Should I use a single baseline or compare every environment pairwise? Use baseline-vs-all when one environment is authoritative — production, or the desired-state manifest — because then “drift” has a clear direction and the report reads as “how far has each environment strayed from truth.” Use pairwise when no environment is canonical and you simply want to surface any inconsistency across the estate, such as before promoting a release when dev, staging, and a QA replica should all agree. Many teams run both: pairwise in CI to catch inconsistency early, baseline-vs-prod in production to measure divergence from the approved policy.

How do I compare environments running different database engines? You normalize before you diff. The comparison itself is engine-agnostic set arithmetic over canonical (grantee, schema, table, privilege) tuples — the engine differences are absorbed in Step 1 by the extraction and normalization layer. PostgreSQL, MySQL, and Redshift each need their own catalog query and their own privilege-spelling map, but once every snapshot is a canonical tuple set, a Postgres-vs-Redshift comparison uses exactly the same diff_pair as a Postgres-vs-Postgres one.

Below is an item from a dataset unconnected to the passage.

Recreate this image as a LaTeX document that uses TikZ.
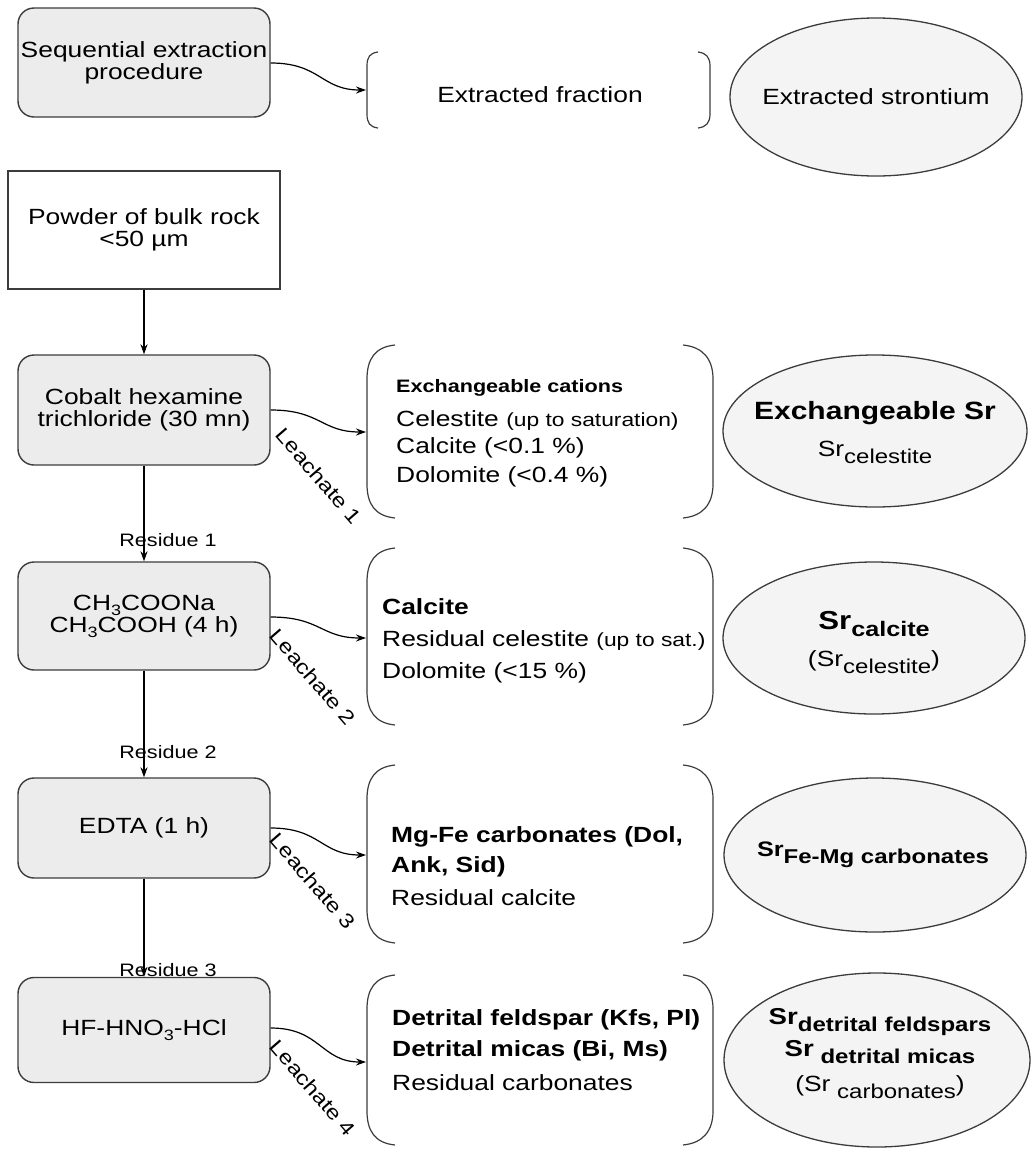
\documentclass[tikz,border=0pt]{standalone}
\usepackage{fontspec}
\setmainfont{Liberation Sans}[FakeStretch=1.2]
\usetikzlibrary{arrows.meta,shapes.geometric}
\newcommand\fsz[1]{\fontsize{#1}{#1}\selectfont}
\newcommand\subtxt[2]{\raisebox{-#1pt}{#2}}
\definecolor{boxfill}{RGB}{236,236,236}
\definecolor{ellfill}{RGB}{244,244,244}
\definecolor{edge}{RGB}{60,60,60}
\tikzset{
  proc/.style={draw=edge, line width=1.4pt, fill=boxfill, rounded corners=16pt,
    minimum width=252pt, align=center, font=\fsz{22}, inner sep=0pt},
  plain/.style={draw=edge, line width=1.4pt, fill=white, minimum width=272pt,
    minimum height=118pt, align=center, font=\fsz{22}, inner sep=0pt},
  ell/.style={ellipse, draw=edge, line width=1.3pt, fill=ellfill, inner sep=0pt},
  etxt/.style={inner sep=0pt, align=center, font=\fsz{22}},
  ltxt/.style={inner sep=0pt, anchor=west, font=\fsz{22}},
  lab/.style={inner sep=0pt, font=\fsz{18}},
  rlab/.style={inner sep=0pt, font=\fsz{20}, rotate=-49},
  brk/.style={line width=1.2pt, draw=edge},
  down/.style={line width=1.3pt, -{Stealth[length=10pt,width=7pt]}},
  leach/.style={line width=1.2pt, -{Stealth[length=10pt,width=7pt]}},
}
\begin{document}
\begin{tikzpicture}[x=1pt,y=-1pt]
\useasboundingbox (0,0) rectangle (1034,1149);

% header row
\node[proc, minimum height=109pt] (hd) at (144,62.5) {Sequential extraction\\procedure};
\node[etxt] (hf) at (540,95) {Extracted fraction};
\node[ell, minimum width=292pt, minimum height=158pt] (he) at (876,97) {};
\node[etxt] (het) at (he.center) {Extracted strontium};
\coordinate (hb) at (366,90);
\draw[brk] (378,52) .. controls (370,53) and (367,57) .. (367,66) -- (367,114) .. controls (367,123) and (370,127) .. (378,128);
\draw[brk] (698,52) .. controls (706,53) and (710,57) .. (710,66) -- (710,114) .. controls (710,123) and (706,127) .. (698,128);
\draw[leach] (hd.east |- 0,63) .. controls +(50,0) and +(-45,0) .. (hb);

% powder
\node[plain] (pw) at (144,230) {Powder of bulk rock\\<50 µm};

% process boxes
\node[proc, minimum height=110pt] (c1) at (144,410) {Cobalt hexamine\\trichloride (30 mn)};
\node[proc, minimum height=108pt] (c2) at (144,616) {CH\subtxt{5}{\fsz{15}3}COONa\\CH\subtxt{5}{\fsz{15}3}COOH (4 h)};
\node[proc, minimum height=100pt] (c3) at (144,828) {EDTA (1 h)};
\node[proc, minimum height=105pt] (c4) at (144,1030) {HF-HNO\subtxt{5}{\fsz{15}3}-HCl};

\draw[down] (pw.south) -- (c1.north);
\draw[down] (c1.south) -- (c2.north);
\draw[down] (c2.south) -- (c3.north);
\draw[down] (c3.south) -- (c4.north);

\node[lab] (r1) at (168,540) {Residue 1};
\node[lab] (r2) at (168,752) {Residue 2};
\node[lab] (r3) at (168,970) {Residue 3};

% brackets
\newcommand\brackets[2]{%
  \draw[brk] (395,#1) .. controls (375,#1+2) and (367,#1+14) .. (367,#1+34) -- (367,#2-34) .. controls (367,#2-14) and (375,#2-2) .. (395,#2);
  \draw[brk] (683,#1) .. controls (703,#1+2) and (713,#1+14) .. (713,#1+34) -- (713,#2-34) .. controls (713,#2-14) and (703,#2-2) .. (683,#2);
}
\brackets{345}{518}
\brackets{548}{725}
\brackets{765}{943}
\brackets{975}{1145}

\coordinate (b1) at (366,432);
\coordinate (b2) at (366,638);
\coordinate (b3) at (366,855);
\coordinate (b4) at (366,1062);
\draw[leach] (c1.east) .. controls +(50,0) and +(-45,0) .. (b1);
\draw[leach] (c2.east |- 0,617) .. controls +(50,0) and +(-45,0) .. (b2);
\draw[leach] (c3.east) .. controls +(50,0) and +(-45,0) .. (b3);
\draw[leach] (c4.east |- 0,1028) .. controls +(50,0) and +(-45,0) .. (b4);

\node[rlab] (l1) at (319,476) {Leachate 1};
\node[rlab] (l2) at (313,677) {Leachate 2};
\node[rlab] (l3) at (313,881) {Leachate 3};
\node[rlab] (l4) at (313,1088) {Leachate 4};

% fraction texts
\node[ltxt] (f1a) at (396,388) {\fsz{18}\bfseries Exchangeable cations};
\node[ltxt] (f1b) at (396,420) {Celestite {\fsz{19}(up to saturation)}};
\node[ltxt] (f1c) at (396,448) {Calcite (<0.1 \%)};
\node[ltxt] (f1d) at (396,477) {Dolomite (<0.4 \%)};

\node[ltxt] (f2a) at (382,607) {\bfseries Calcite};
\node[ltxt] (f2b) at (382,640) {Residual celestite {\fsz{19}(up to sat.)}};
\node[ltxt] (f2c) at (382,673) {Dolomite (<15 \%)};

\node[ltxt] (f3a) at (391,837) {\bfseries Mg-Fe carbonates (Dol,};
\node[ltxt] (f3b) at (391,867) {\bfseries Ank, Sid)};
\node[ltxt] (f3c) at (391,898) {Residual calcite};

\node[ltxt] (f4a) at (392,1020) {\bfseries Detrital feldspar (Kfs, Pl)};
\node[ltxt] (f4b) at (392,1051) {\bfseries Detrital micas (Bi, Ms)};
\node[ltxt] (f4c) at (392,1083) {Residual carbonates};

% ellipses
\node[ell, minimum width=304pt, minimum height=152pt] (e1) at (875,431) {};
\node[etxt] (e1a) at (875,413) {\fsz{25}\bfseries Exchangeable Sr};
\node[etxt] (e1b) at (875,452) {Sr\subtxt{7}{\fsz{20}celestite}};

\node[ell, minimum width=302pt, minimum height=152pt] (e2) at (874,638) {};
\node[etxt] (e2a) at (874,624) {\fsz{26}\bfseries Sr\subtxt{7}{\fsz{21}calcite}};
\node[etxt] (e2b) at (874,662) {(Sr\subtxt{7}{\fsz{20}celestite})};

\node[ell, minimum width=302pt, minimum height=154pt] (e3) at (875,855) {};
\node[etxt] (e3a) at (873,855) {\bfseries\fsz{21}Sr\subtxt{7}{\fsz{20}Fe-Mg carbonates}};

\node[ell, minimum width=306pt, minimum height=174pt] (e4) at (877,1060) {};
\node[etxt] (e4a) at (880,1022) {\bfseries\fsz{23}Sr\subtxt{7}{\fsz{20}detrital feldspars}};
\node[etxt] (e4b) at (880,1052) {\bfseries\fsz{23}Sr\subtxt{7}{\fsz{20} detrital micas}};
\node[etxt] (e4c) at (880,1087) {(Sr\subtxt{7}{\fsz{20} carbonates})};
\end{tikzpicture}
\end{document}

Won’t dev and staging always look different from production on purpose? Yes, and that is expected variance, not drift. The classification stage exists precisely to separate the two: EXPECTED_LOOSER pairs and managed-service roles are filtered, pre-approved exceptions are suppressed against the signed ledger, and only unexpected deltas survive into the report. A comparison that flagged every intentional difference would be pure noise; the routing in Step 3 is what makes it a control.

Is it safe to run cross-environment comparison against production on a schedule? Yes — comparison is read-only by construction. Every snapshot forces default_transaction_read_only = on and connects as a detection principal that holds no write or grant-option privileges, so a comparison run cannot alter any catalog. The routed remediation is a separate, explicitly invoked stage; the comparison itself only ever observes and reports.

How does an auditor verify the comparison report wasn’t edited after the fact? The report is content-addressed. Each environment’s snapshot carries its own state_hash over the sorted grant set, and the report body is hashed into report_sha256. Because the workflow is deterministic, an auditor can re-run the comparison against the recorded snapshots and reproduce the same hashes — a mismatch proves the artifact was tampered with, and a match proves the evidence is authentic.